A chart showing Aurizon, Brambles v Morningstar Aust GR Index over 10 years

Source: Morningstar Premium; data as of 25 May 2021

Brambles

Brambles is the largest and only global provider of reusable pallets and containers. It operates this circular business model in 60 countries throughout the Americas, Europe, and Asia-Pacific under its ubiquitous blue CHEP brand, which makes pallets, containers, bins, and beverage trays.

Brambles' developed markets businesses underpin its enterprise value estimate—delivering US$12.4 billion or about 90 per cent of Brambles' enterprise value, Slade says.

CHEP USA, for instance, is the US market leader, operating the largest pooled pallet network in the US, with a market share of 40 per cent—much larger than the other two national pooling players: PECO pallet and iGPS.

The CHEP Europe pallets business is Europe’s largest pallet pooling network. Brambles estimates its share of the European pallet market at 28 per cent.

Brambles uses a “hub-and-spoke” model under which used pallets are returned to hub service centres for repair and redistribution within the network. This circular model allows the company to save money and extend its customer base, which in turn helps generative attractive margins, and high average returns on invested capital.

Brambles’ major competition comes from non-rental pallet manufacturers/recyclers. Non-rental pallets are known in the industry as “white wood” pallets.

Slade says the long-term growth prospects for undervalued Brambles remain bright in both developed and developing markets.

“We continue to anticipate improving penetration of Brambles’ pallet pools North America and Europe over the coming decade to drive strong earnings growth, underpinning our expectations for a robust 10-year EBIT CAGR of approximately 9.5 per cent.
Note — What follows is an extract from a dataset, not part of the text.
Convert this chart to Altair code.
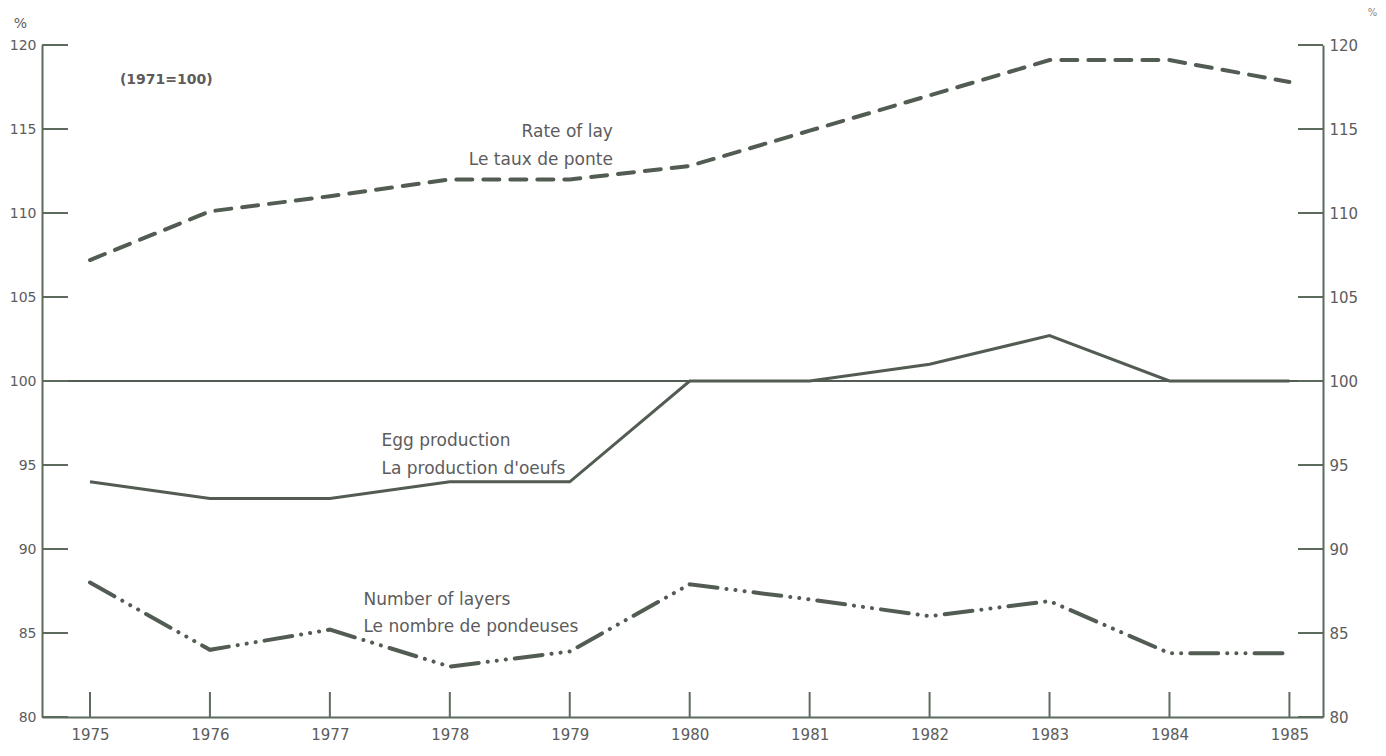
import altair as alt
import pandas as pd

years = list(range(1975, 1986))
rate_of_lay = [107.2, 110.1, 111.0, 112.0, 112.0, 112.8, 114.9, 117.0, 119.1, 119.1, 117.8]
egg_production = [94.0, 93.0, 93.0, 94.0, 94.0, 100.0, 100.0, 101.0, 102.7, 100.0, 100.0]
number_of_layers = [88.0, 84.0, 85.2, 83.0, 83.9, 87.9, 87.0, 86.0, 86.9, 83.8, 83.8]
y_ticks = [80, 85, 90, 95, 100, 105, 110, 115, 120]

label_text = ["Rate of lay", "Le taux de ponte", "Egg production", "La production d'oeufs",
              "Number of layers", "Le nombre de pondeuses"]
label_year = [1979.36, 1979.36, 1977.43, 1977.43, 1977.28, 1977.28]
label_value = [114.8, 113.15, 96.4, 94.75, 86.98, 85.33]
label_align = ["right", "right", "left", "left", "left", "left"]

W, H = 1281, 672
INK = "#525c52"
AXIS = "#5d6b5d"
TXT = "#5c5c5c"
FONT = "DejaVu Sans"

df = pd.DataFrame({"year": years, "rate": rate_of_lay, "egg": egg_production, "layers": number_of_layers})
ticks_df = pd.DataFrame({"v": y_ticks})
years_df = pd.DataFrame({"year": years})
lab_df = pd.DataFrame({"text": label_text, "year": label_year, "value": label_value, "align": label_align})

xs = alt.Scale(domain=[1974.6, 1985.28], nice=False, zero=False)
ys = alt.Scale(domain=[80, 120], nice=False, zero=False)

base = alt.Chart(df)

left_axis = alt.Axis(values=y_ticks, ticks=False, domain=True, domainColor=AXIS, domainWidth=2,
                     labelFontSize=14, labelColor=TXT, labelFont=FONT, labelPadding=6, grid=False,
                     title="%", titleAngle=0, titleX=-22, titleY=-22, titleAlign="center",
                     titleBaseline="middle", titleFontSize=14, titleFontWeight="normal",
                     titleColor=TXT, titleFont=FONT)
right_axis = alt.Axis(orient="right", values=y_ticks, ticks=False, domain=True, domainColor=AXIS,
                      domainWidth=2, labelFontSize=15, labelColor=TXT, labelFont=FONT, labelPadding=6,
                      grid=False, title="%", titleAngle=0, titleX=49, titleY=-33, titleAlign="center",
                      titleBaseline="middle", titleFontSize=10, titleFontWeight="normal",
                      titleColor="#888888", titleFont=FONT)
x_axis = alt.Axis(values=years, format="d", ticks=False, domain=True, domainColor=AXIS, domainWidth=2,
                  labelFontSize=15, labelColor=TXT, labelFont=FONT, labelPadding=10, grid=False,
                  title=None)

rate_line = base.mark_line(color=INK, strokeWidth=4, strokeDash=[16, 11], strokeCap="round").encode(
    x=alt.X("year:Q", scale=xs, axis=x_axis),
    y=alt.Y("rate:Q", scale=ys, axis=left_axis),
)
egg_line = base.mark_line(color=INK, strokeWidth=3).encode(
    x=alt.X("year:Q", scale=xs, axis=None),
    y=alt.Y("egg:Q", scale=ys, axis=right_axis),
)
layers_line = base.mark_line(color=INK, strokeWidth=4, strokeCap="round",
                             strokeDash=[28, 9, 0.1, 9, 0.1, 9, 0.1, 9]).encode(
    x=alt.X("year:Q", scale=xs, axis=None),
    y=alt.Y("layers:Q", scale=ys, axis=None),
)

ref_100 = alt.Chart(pd.DataFrame({"v": [100]})).mark_rule(color=INK, strokeWidth=1.8).encode(
    y=alt.Y("v:Q", scale=ys, axis=None), x=alt.value(0), x2=alt.value(W))

left_ticks = alt.Chart(ticks_df).mark_rule(color=AXIS, strokeWidth=2).encode(
    y=alt.Y("v:Q", scale=ys, axis=None), x=alt.value(0), x2=alt.value(26))
right_ticks = alt.Chart(ticks_df).mark_rule(color=AXIS, strokeWidth=2).encode(
    y=alt.Y("v:Q", scale=ys, axis=None), x=alt.value(W - 25), x2=alt.value(W))
x_ticks = alt.Chart(years_df).mark_rule(color=AXIS, strokeWidth=2).encode(
    x=alt.X("year:Q", scale=xs, axis=None), y=alt.value(H), y2=alt.value(H - 25))

labels_right = alt.Chart(lab_df[lab_df["align"] == "right"]).mark_text(
    align="right", baseline="middle", fontSize=17, font=FONT, color=TXT).encode(
    x=alt.X("year:Q", scale=xs, axis=None), y=alt.Y("value:Q", scale=ys, axis=None), text="text:N")
labels_left = alt.Chart(lab_df[lab_df["align"] == "left"]).mark_text(
    align="left", baseline="middle", fontSize=17, font=FONT, color=TXT).encode(
    x=alt.X("year:Q", scale=xs, axis=None), y=alt.Y("value:Q", scale=ys, axis=None), text="text:N")

base_note = alt.Chart(pd.DataFrame({"text": ["(1971=100)"], "year": [1975.25], "value": [117.93]})).mark_text(
    align="left", baseline="middle", fontSize=14, font=FONT, fontWeight="bold", color=TXT).encode(
    x=alt.X("year:Q", scale=xs, axis=None), y=alt.Y("value:Q", scale=ys, axis=None), text="text:N")

chart = alt.layer(
    ref_100, left_ticks, right_ticks, x_ticks, rate_line, egg_line, layers_line,
    labels_right, labels_left, base_note
).resolve_axis(x="independent", y="independent").properties(
    width=W, height=H,
    autosize=alt.AutoSizeParams(type="none"),
    padding={"left": 34, "top": 37, "right": 55, "bottom": 31},
    background="white",
).configure_view(stroke=None)

chart.save("out.html", embed_options={"renderer": "svg", "actions": False})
“Longer-term expansion opportunities exist in key emerging markets including China, Russia and India, with the option to expand in these geographies valuable to Brambles.”

Another advantage is that most products moved on CHEP pallets are nondiscretionary items, so volumes remain relatively stable during downturns.

“With secular growth of Brambles' share-and-reuse model unlikely to abate within these markets any time soon, strong earnings growth will emanate over the coming decade,” Slade says.

Loss of market share unpalatable

The potential for loss of market share in regions where Brambles’ existing network is dominant—the US, Europe, and Australasia—represents the largest risk to Brambles’ valuation, Slade says.

“Failure to continually invest in the business and maintain pool quality can lead to customer losses in the medium term and would provide an environment where existing competitors or new entrants have the potential to make inroads into Brambles’ dominant share in pooled pallets.”